If my restatement of the facts is right, I think it very hard to argue that Congress would have wanted Disney to prevail. Termination rights under any of the sections that provide for them are meaningful only if there is a bright line of vesting. Christopher Robin could make a contract to grant rights if they vested in him. But if the rights never vested in him, he had nothing to agree to give. One could argue that vesting occurs at the point that the notice can be served (because, among other reasons, the notice is ineffective unless signed by the person in whom the rights are to vest). But this very example seems to be a great reason not to adopt that rule. Termination rights should be for the benefit of those who survive to the date certain of their vesting and who in fact exercise them. Any other rule places the valuation of those rights, and the benefit of those rights, in the wrong hands at the wrong time. There is a long-held business practice among every type of distributor to require authors to grant all extentions and renewal rights under copyright. Termination rights were intended to be an exception to that rule and block those practices. Bright-line vesting accomplishes that goal. Agreeements of any kind in advance of the date of termination and termination itself undermine what would seem to be the oject of termination rights in the first instance.
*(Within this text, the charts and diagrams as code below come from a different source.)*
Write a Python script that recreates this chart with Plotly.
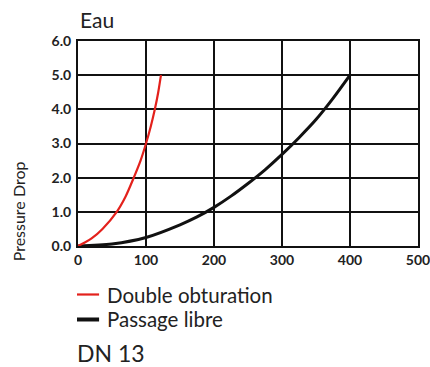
import plotly.graph_objects as go

# Flow rate vs pressure drop, DN 13, water
double_x = [0, 10, 20, 36, 57, 70, 82, 92, 100, 107, 113, 118, 122]
double_y = [0, 0.1, 0.22, 0.5, 1.0, 1.45, 2.0, 2.5, 3.0, 3.5, 4.0, 4.5, 5.0]

libre_x = [0, 50, 100, 150, 175, 200, 225, 250, 275, 300, 325, 350, 375, 400]
libre_y = [0, 0.06, 0.25, 0.62, 0.85, 1.13, 1.46, 1.83, 2.23, 2.68, 3.17, 3.7, 4.32, 5.0]

x_ticks = [0, 100, 200, 300, 400, 500]
y_ticks = [0.0, 1.0, 2.0, 3.0, 4.0, 5.0, 6.0]

series_names = ["Double obturation", "Passage libre"]
series_colors = ["#e3211c", "#111111"]

FONT = "Lato"

fig = go.Figure()
fig.add_trace(go.Scatter(x=libre_x, y=libre_y, mode="lines",
                         line=dict(color=series_colors[1], width=3, shape="spline", smoothing=0.8),
                         name=series_names[1], showlegend=False))
fig.add_trace(go.Scatter(x=double_x, y=double_y, mode="lines",
                         line=dict(color=series_colors[0], width=2.2, shape="spline", smoothing=0.8),
                         name=series_names[0], showlegend=False))

axis_common = dict(showgrid=True, gridcolor="#111111", gridwidth=2, showline=True, linecolor="#111111",
                   linewidth=2, mirror=True, zeroline=False, ticks="", automargin=False,
                   ticklabeloverflow="allow",
                   tickfont=dict(family=FONT, size=14, color="#222222", weight="bold"))

fig.update_xaxes(range=[0, 500], tickvals=x_ticks, ticktext=[str(v) for v in x_ticks], **axis_common)
fig.update_yaxes(range=[0, 6], tickvals=y_ticks, ticktext=[f"{v:.1f}" for v in y_ticks], ticklabelstandoff=2,
                 **axis_common)

# Legend keys and labels
legend_rows = [-0.2366, -0.3585]
key_widths = [2.2, 4]
annotations = []
shapes = []
for name, color, yrow, w in zip(series_names, series_colors, legend_rows, key_widths):
    shapes.append(dict(type="line", xref="paper", yref="paper", x0=-0.003, x1=0.062, y0=yrow, y1=yrow,
                       line=dict(color=color, width=w)))
    annotations.append(dict(text=name, xref="paper", yref="paper", x=0.082, y=yrow, xanchor="left",
                            yanchor="middle", showarrow=False, borderpad=0,
                            font=dict(family=FONT, size=20.5, color="#222222")))

annotations += [
    dict(text="Eau", xref="paper", yref="paper", x=0.0, y=1.107, xanchor="left", yanchor="middle",
         showarrow=False, font=dict(family=FONT, size=21, color="#222222")),
    dict(text="Pressure Drop", xref="paper", yref="paper", x=-0.176, y=0.17, xanchor="center",
         yanchor="middle", textangle=-90, showarrow=False, font=dict(family=FONT, size=16, color="#222222")),
    dict(text="DN 13", xref="paper", yref="paper", x=-0.01, y=-0.522, xanchor="left", yanchor="middle",
         showarrow=False, font=dict(family=FONT, size=23, color="#222222")),
]

fig.update_layout(width=430, height=367, margin=dict(l=78, r=12, t=41, b=121),
                  paper_bgcolor="white", plot_bgcolor="white", annotations=annotations, shapes=shapes)

fig.write_html("out.html")
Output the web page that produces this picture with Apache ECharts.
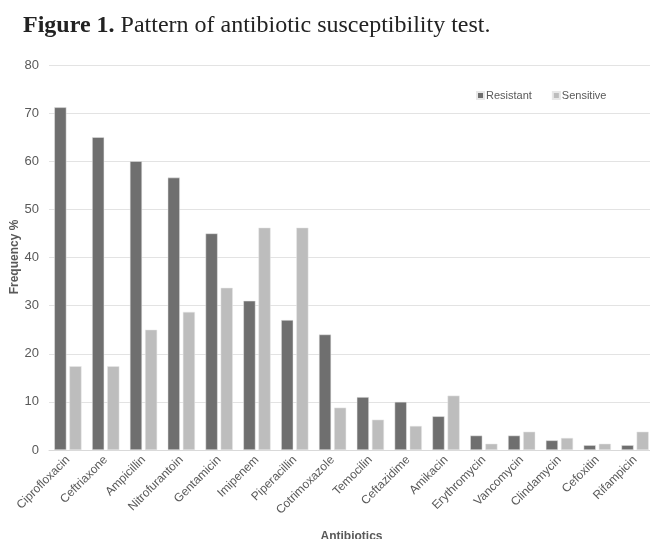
<!DOCTYPE html>
<html>
<head>
<meta charset="utf-8">
<script src="https://cdn.jsdelivr.net/npm/echarts@6/dist/echarts.min.js"></script>
<style>
html, body { margin: 0; padding: 0; background: #fff; }
#chart { width: 650px; height: 539px; }
</style>
</head>
<body>
<div id="chart"></div>
<script>
// antibiotics, percentages
var antibiotics = ['Ciprofloxacin', 'Ceftriaxone', 'Ampicillin', 'Nitrofurantoin', 'Gentamicin',
	'Imipenem', 'Piperacillin', 'Cotrimoxazole', 'Temocilin', 'Ceftazidime', 'Amikacin',
	'Erythromycin', 'Vancomycin', 'Clindamycin', 'Cefoxitin', 'Rifampicin'];
var resistant = [71.2, 65, 60, 56.6, 45, 31, 27, 24, 11, 10, 7, 3, 3, 2, 1, 1];
var sensitive = [17.4, 17.4, 25, 28.7, 33.7, 46.2, 46.2, 8.8, 6.3, 5, 11.3, 1.3, 3.8, 2.5, 1.3, 3.8];
var yTicks = [0, 80, 10];

var chart = echarts.init(document.getElementById('chart'));

function barSeries(name, data, color) {
	return {
		name: name,
		type: 'bar',
		data: data,
		barGap: '25%',
		barCategoryGap: '28%',
		itemStyle: { color: color, borderColor: '#e8e8e8', borderWidth: 0.5 }
	};
}

chart.setOption({
	animation: false,
	title: {
		text: '{b|Figure 1.} Pattern of antibiotic susceptibility test.',
		left: 18,
		top: 9,
		textStyle: {
			fontFamily: 'Liberation Serif',
			fontSize: 24,
			fontWeight: 'normal',
			color: '#222',
			rich: {
				b: { fontFamily: 'Liberation Serif', fontSize: 24, fontWeight: 'bold', color: '#222' }
			}
		}
	},
	legend: {
		top: 85,
		left: 471,
		itemWidth: 7,
		itemHeight: 7,
		itemGap: 20,
		icon: 'rect',
		textStyle: { fontFamily: 'Liberation Sans', fontSize: 11, color: '#595959', padding: [0, 0, 0, -3] },
		data: ['Resistant', 'Sensitive']
	},
	// y axis title drawn by hand, the axis name kept getting pushed to the edge
	graphic: [{
		type: 'text',
		x: 15,
		y: 257,
		rotation: Math.PI / 2,
		style: {
			text: 'Frequency %',
			fontFamily: 'Liberation Sans',
			fontSize: 12,
			fontWeight: 'bold',
			fill: '#595959',
			align: 'center',
			verticalAlign: 'middle'
		}
	}],
	grid: { left: 49, right: -4, top: 65, bottom: 89, containLabel: false, outerBoundsMode: 'none' },
	xAxis: {
		type: 'category',
		data: antibiotics,
		name: 'Antibiotics',
		nameLocation: 'middle',
		nameGap: 81,
		nameTextStyle: { fontFamily: 'Liberation Sans', fontSize: 12, fontWeight: 'bold', color: '#595959' },
		axisLine: { lineStyle: { color: '#d9d9d9' } },
		axisTick: { show: false },
		axisLabel: {
			rotate: 45,
			interval: 0,
			margin: 8,
			fontFamily: 'Liberation Sans',
			fontSize: 12,
			color: '#595959'
		}
	},
	yAxis: {
		type: 'value',
		min: yTicks[0],
		max: yTicks[1],
		interval: yTicks[2],
		axisLine: { show: false },
		axisTick: { show: false },
		axisLabel: { fontFamily: 'Liberation Sans', fontSize: 13, color: '#595959', margin: 10 },
		splitLine: { lineStyle: { color: '#e3e3e3' } }
	},
	series: [
		barSeries('Resistant', resistant, '#6f6f6f'),
		barSeries('Sensitive', sensitive, '#bdbdbd')
	]
});
</script>
</body>
</html>
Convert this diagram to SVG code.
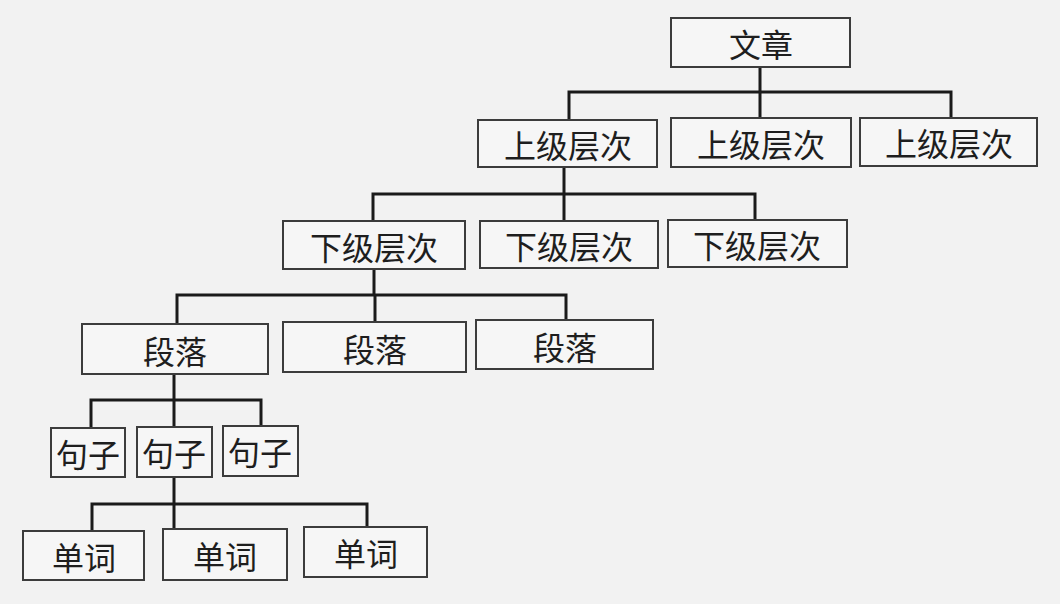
<svg xmlns="http://www.w3.org/2000/svg" width="1060" height="604" viewBox="0 0 1060 604">
<style>
.box{fill:#f6f6f6;stroke:#3c3c3c;stroke-width:2}
.lbl{font-family:"Noto Sans CJK SC","Noto Sans",sans-serif;font-size:32px;fill:#1e1e1e;text-anchor:middle;dominant-baseline:central}
.con{fill:none;stroke:#1a1a1a;stroke-width:3;stroke-linecap:square}
</style>
<rect x="0" y="0" width="1060" height="604" fill="#f2f2f2"/>
<g id="connectors" class="con">
<path d="M760 67V92M569 92H951M569 92V120M760 92V118M951 92V118"/>
<path d="M564 167V194M373 194H755M373 194V221M564 194V221M755 194V220"/>
<path d="M374 269V295M177 295H566M177 295V324M375 295V322M566 295V320"/>
<path d="M174 374V400M91 400H261M91 400V428M174 400V427M261 400V426"/>
<path d="M174 477V504M92 504H367M92 504V531M174 504V529M367 504V527"/>
</g>
<g id="n-wenzhang"><rect class="box" x="671" y="18" width="179" height="49"/><text class="lbl" x="761" y="43">文章</text></g>
<g id="n-shang1"><rect class="box" x="478" y="120" width="179" height="47"/><text class="lbl" x="568" y="144">上级层次</text></g>
<g id="n-shang2"><rect class="box" x="671" y="118" width="180" height="49"/><text class="lbl" x="761" y="143">上级层次</text></g>
<g id="n-shang3"><rect class="box" x="860" y="118" width="177" height="48"/><text class="lbl" x="949" y="142">上级层次</text></g>
<g id="n-xia1"><rect class="box" x="283" y="221" width="182" height="48"/><text class="lbl" x="374" y="246">下级层次</text></g>
<g id="n-xia2"><rect class="box" x="480" y="221" width="178" height="47"/><text class="lbl" x="569" y="245">下级层次</text></g>
<g id="n-xia3"><rect class="box" x="668" y="220" width="179" height="47"/><text class="lbl" x="757" y="244">下级层次</text></g>
<g id="n-duan1"><rect class="box" x="82" y="324" width="186" height="50"/><text class="lbl" x="175" y="350">段落</text></g>
<g id="n-duan2"><rect class="box" x="283" y="322" width="183" height="50"/><text class="lbl" x="375" y="348">段落</text></g>
<g id="n-duan3"><rect class="box" x="476" y="320" width="177" height="49"/><text class="lbl" x="565" y="346">段落</text></g>
<g id="n-ju1"><rect class="box" x="51" y="428" width="74" height="49"/><text class="lbl" x="88" y="453">句子</text></g>
<g id="n-ju2"><rect class="box" x="137" y="427" width="75" height="50"/><text class="lbl" x="174" y="452">句子</text></g>
<g id="n-ju3"><rect class="box" x="223" y="426" width="75" height="50"/><text class="lbl" x="260" y="451">句子</text></g>
<g id="n-ci1"><rect class="box" x="23" y="531" width="121" height="49"/><text class="lbl" x="84" y="556">单词</text></g>
<g id="n-ci2"><rect class="box" x="163" y="529" width="124" height="51"/><text class="lbl" x="225" y="555">单词</text></g>
<g id="n-ci3"><rect class="box" x="304" y="527" width="123" height="50"/><text class="lbl" x="366" y="552">单词</text></g>
</svg>
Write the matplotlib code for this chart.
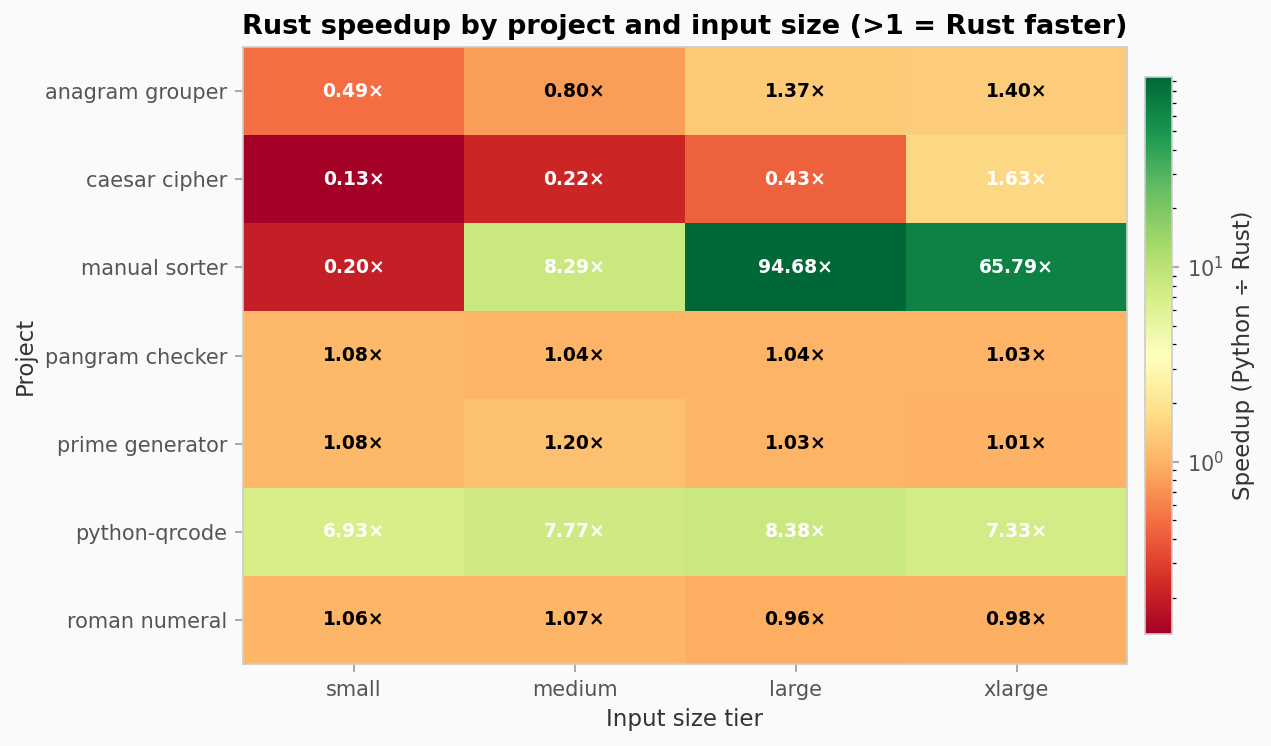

Of course, at least under Sony Bono, you were there. So you should know more than most.

William Patry said...

Dear notinthisfighteither:

I will want to check my facts, but I believe Christopher Robin died in 1996, after the period for terminating. The original transfer I think was in 1930 and the second agreement in 1983, 53 years afterwards, but within the 10 year window to serve the 304(c) notice.

As a matter of good practice and leverage, I would recommend serving the notice and then negotiating. But if a notice could have been served, why should you make the person serve it rather than simply cut a new deal? What matters for me is that a party not be deprived of serving a notice by an in futuro waiver. Once you are within the period when you can serve it, but you choose another arrangement, that seems to stand on a different footing.

That said, in my ideal world, the termination right would automatically vest in the author or heir, and that is what I tried, with no success, to accomplish in the Sonny Bono Act, having to settle for 304(d) right instead. As the Rolling Stones said, "You Can't Always Get What You Want."

Anonymous said...

Prof. Patry--
That said, in my ideal world, the termination right would automatically vest in the author or heir, and that is what I tried, with no success, to accomplish in the Sonny Bono Act

This still mystifies me. This sort of termination is a huge departure from normal contract law, creates uncertainty, is paternalistic, seems to be geared to reward persons other than the author at the expense of publishers who are likely just as or more responsible for the commercial success of a work.

Frankly, I think it'd be best to abolish the idea altogether, and if we return to a system of short, multiple terms (which I would like to see), then renewal rights should be freely transferable, and vest in the party that holds them.

William Patry said...

Dear Anonymous:

Termination rights are undoubtedly paternalistic and a departure from ordinary contract law. Judge Leval has taken the view that the termination impedes authors from being able to sell their rights because buyers will pay less. The contrary argument, which I think has the weight of evidence and experience behind it, is that buyers don't pay a penny more for 95 years than for 28 years, and in Congress's view authors should be able to force buyers back to the table. But even under this view, authors have to navigate the equivalent of the Tour de France to bring buyers to the table, so perhaps Congress should either ditch the idea altogether or make it automatic. Like many compromises, the end solution satisfies no one.